First, sorry for my excessive cynicism above. I didn't realize you're
suggesting only not including the windows headers that define these
symbols, but I shouldn't come so hard regardless.

The problem with the windows headers is that they cannot be
cherry-picked. One has to include the top windows.h header which will
include the headers that define the whole breadth of the Win32 API.
Including another header will either include the windows.h header at the
top, or will cause compilation failures. There is a pre-processor flag
called WIN32_LEAN_AND_MEAN which skips the inclusion of some rarely used
headers from windows.h. We already define this flag trhoughout
Mesa/Gallium, but it really doesn't change much -- the ammount of stuff
brought by windows.h is still huge.

The point here is that, even if Mesa isn't using POINT or SIZE, as long
as there is some other need for windows headers there is no way to mask
out the POINT and SIZE symbols.

There are two major reasons for windows.h to be included almost
everywhere:

- GL.h on windows depends on some types / qualifiers defined inside
windows.h.

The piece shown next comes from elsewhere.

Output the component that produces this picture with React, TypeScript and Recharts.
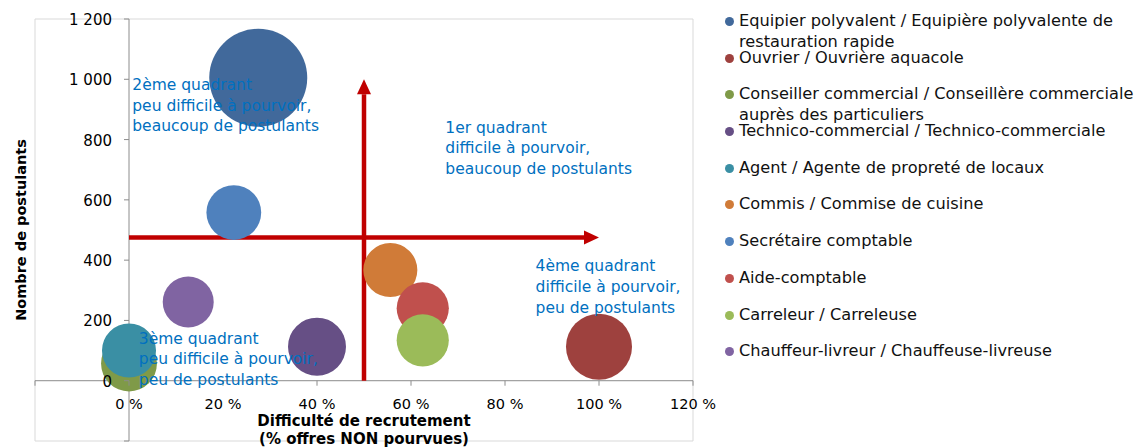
import React from "react";
import {
  ScatterChart, Scatter, XAxis, YAxis, ZAxis, CartesianGrid,
  ReferenceLine, ReferenceDot,
} from "recharts";

// one bubble per job
const jobs = [
  "Equipier polyvalent / Equipière polyvalente de restauration rapide",
  "Ouvrier / Ouvrière aquacole",
  "Conseiller commercial / Conseillère commerciale auprès des particuliers",
  "Technico-commercial / Technico-commerciale",
  "Agent / Agente de propreté de locaux",
  "Commis / Commise de cuisine",
  "Secrétaire comptable",
  "Aide-comptable",
  "Carreleur / Carreleuse",
  "Chauffeur-livreur / Chauffeuse-livreuse",
];
const difficulty = [0.275, 1.0, 0.0, 0.4, 0.0, 0.556, 0.223, 0.625, 0.625, 0.126];
const applicants = [1005, 113, 57, 113, 100, 367, 558, 240, 134, 261];
const bubbleSize = [240, 109, 78, 84, 73, 73, 75, 68, 68, 65];
const colors = [
  "#41699B", "#9E413E", "#7F9A48", "#664F85", "#3A8FA4",
  "#D07B38", "#4F81BD", "#C0504D", "#9BBB59", "#8064A2",
];

const xTicks = [-0.2, 0, 0.2, 0.4, 0.6, 0.8, 1.0, 1.2];
const yTicks = [-200, 0, 200, 400, 600, 800, 1000, 1200];
const xLabels = ["", "0 %", "20 %", "40 %", "60 %", "80 %", "100 %", "120 %"];
const yLabels = ["", "0", "200", "400", "600", "800", "1 000", "1 200"];

// quadrant notes, anchored on their first line
const quadrants = [
  { x: 0.007, y: 981, lines: ["2ème quadrant", "peu difficile à pourvoir,", "beaucoup de postulants"] },
  { x: 0.673, y: 840, lines: ["1er quadrant", "difficile à pourvoir,", "beaucoup de postulants"] },
  { x: 0.865, y: 380, lines: ["4ème quadrant", "difficile à pourvoir,", "peu de postulants"] },
  { x: 0.021, y: 140, lines: ["3ème quadrant", "peu difficile à pourvoir,", "peu de postulants"] },
];

const FONT = "'DejaVu Sans', Verdana, sans-serif";
const AXIS_GREY = "#8C8C8C";
const ARROW_RED = "#C00000";

const Arrow = (p: any) => {
  const { x1, y1, x2, y2 } = p;
  const len = Math.hypot(x2 - x1, y2 - y1) || 1;
  const ux = (x2 - x1) / len, uy = (y2 - y1) / len;
  const head = 15, half = 7;
  const bx = x2 - ux * head, by = y2 - uy * head;
  return (
    <g>
      <line x1={x1} y1={y1} x2={bx} y2={by} stroke={ARROW_RED} strokeWidth={4.5} />
      <polygon
        points={`${x2},${y2} ${bx - uy * half},${by + ux * half} ${bx + uy * half},${by - ux * half}`}
        fill={ARROW_RED}
      />
    </g>
  );
};

const xTickShape = (label: string) => (p: any) => (
  <g>
    <line x1={p.cx} y1={p.cy} x2={p.cx} y2={p.cy + 5} stroke={AXIS_GREY} />
    <text x={p.cx} y={p.cy + 28} textAnchor="middle" fontSize={14.5} fill="#000">{label}</text>
  </g>
);

const yTickShape = (label: string) => (p: any) => (
  <g>
    <line x1={p.cx - 5} y1={p.cy} x2={p.cx} y2={p.cy} stroke={AXIS_GREY} />
    <text x={p.cx - 17} y={p.cy + 6} textAnchor="end" fontSize={15} fill="#000">{label}</text>
  </g>
);

const noteShape = (lines: string[]) => (p: any) => (
  <text x={p.cx} y={p.cy + 5} fontSize={15.5} fill="#0070C0">
    {lines.map((l, i) => (
      <tspan key={i} x={p.cx} dy={i === 0 ? 0 : 20.7}>{l}</tspan>
    ))}
  </text>
);

export default function App() {
  return (
    <div style={{ position: "absolute", left: 0, top: 0, width: 1137, height: 447, background: "#fff", fontFamily: FONT, overflow: "hidden" }}>
      <ScatterChart width={1137} height={447} margin={{ top: 19, right: 444, bottom: 6, left: 35 }}>
        <CartesianGrid stroke="#D9D9D9" />
        <XAxis
          type="number" dataKey="x" domain={[-0.2, 1.2]} ticks={xTicks}
          tick={false} tickLine={false} axisLine={false} height={0} allowDataOverflow
        />
        <YAxis
          type="number" dataKey="y" domain={[-200, 1200]} ticks={yTicks}
          tick={false} tickLine={false} axisLine={false} width={0} allowDataOverflow
        />
        <ZAxis type="number" dataKey="z" domain={[0, 240]} range={[0, Math.PI * 49 * 49]} />

        <ReferenceLine x={0} stroke={AXIS_GREY} />
        <ReferenceLine y={0} stroke={AXIS_GREY} />

        {jobs.map((name, i) => (
          <Scatter
            key={name}
            name={name}
            data={[{ x: difficulty[i], y: applicants[i], z: bubbleSize[i] }]}
            fill={colors[i]}
            isAnimationActive={false}
          />
        ))}

        <ReferenceLine segment={[{ x: 0, y: 475 }, { x: 1, y: 475 }]} shape={Arrow} />
        <ReferenceLine segment={[{ x: 0.5, y: 0 }, { x: 0.5, y: 1000 }]} shape={Arrow} />

        {xTicks.map((t, i) => (
          <ReferenceDot key={"xt" + t} x={t} y={0} r={1} shape={xTickShape(xLabels[i])} />
        ))}
        {yTicks.map((t, i) => (
          <ReferenceDot key={"yt" + t} x={0} y={t} r={1} shape={yTickShape(yLabels[i])} />
        ))}

        {quadrants.map((q) => (
          <ReferenceDot key={q.lines[0]} x={q.x} y={q.y} r={1} shape={noteShape(q.lines)} />
        ))}

        <ReferenceDot
          x={0.5} y={-132} r={1} ifOverflow="visible"
          shape={(p: any) => (
            <text x={p.cx} y={p.cy + 5} textAnchor="middle" fontSize={15} fontWeight="bold" fill="#000">
              <tspan x={p.cx}>Difficulté de recrutement</tspan>
              <tspan x={p.cx} dy={18.5}>(% offres NON pourvues)</tspan>
            </text>
          )}
        />
        <ReferenceDot
          x={-0.229} y={500} r={1} ifOverflow="visible"
          shape={(p: any) => (
            <text
              x={p.cx} y={p.cy} textAnchor="middle" dominantBaseline="central"
              fontSize={14.5} fontWeight="bold" fill="#000"
              transform={`rotate(-90 ${p.cx} ${p.cy})`}
            >
              Nombre de postulants
            </text>
          )}
        />
      </ScatterChart>

      <div style={{ position: "absolute", left: 725, top: 4, width: 415 }}>
        {jobs.map((name, i) => (
          <div key={name} style={{ position: "relative", height: 36.7 }}>
            <span
              style={{
                position: "absolute", left: 0, top: 13, width: 9, height: 9,
                borderRadius: "50%", background: colors[i],
              }}
            />
            <div style={{ position: "absolute", left: 14, top: 6, width: 401, fontSize: 16.2, lineHeight: "21px", color: "#111" }}>
              {name}
            </div>
          </div>
        ))}
      </div>
    </div>
  );
}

Although it is possible to eliminate this dependency, this
most often breaks the code that legitimately needs windows.h, or causes
problems with different compilers, due to small variations in the way
these types/qualifiers are defined in MSVC, MinGW, and other compiler
toolchains.
 
- windows.h defines compiler intrinsics for things like atomic
operations, which we want to use directly so that they are inlined in
the code, for performance.

So, although it might be possible to avoid the inclusion of windows
headers in a particular module with some effort, as a global strategy
for Mesa and Gallium, trying to avoiding windows headers everywhere is
just not sustainable.

Using unique prefixes for global symbols is a much better strategy, as
it not only protect us from the symbol collisions of the windows
headers, it also makes us more future-proof, against new platforms or
the inclusion of third party components.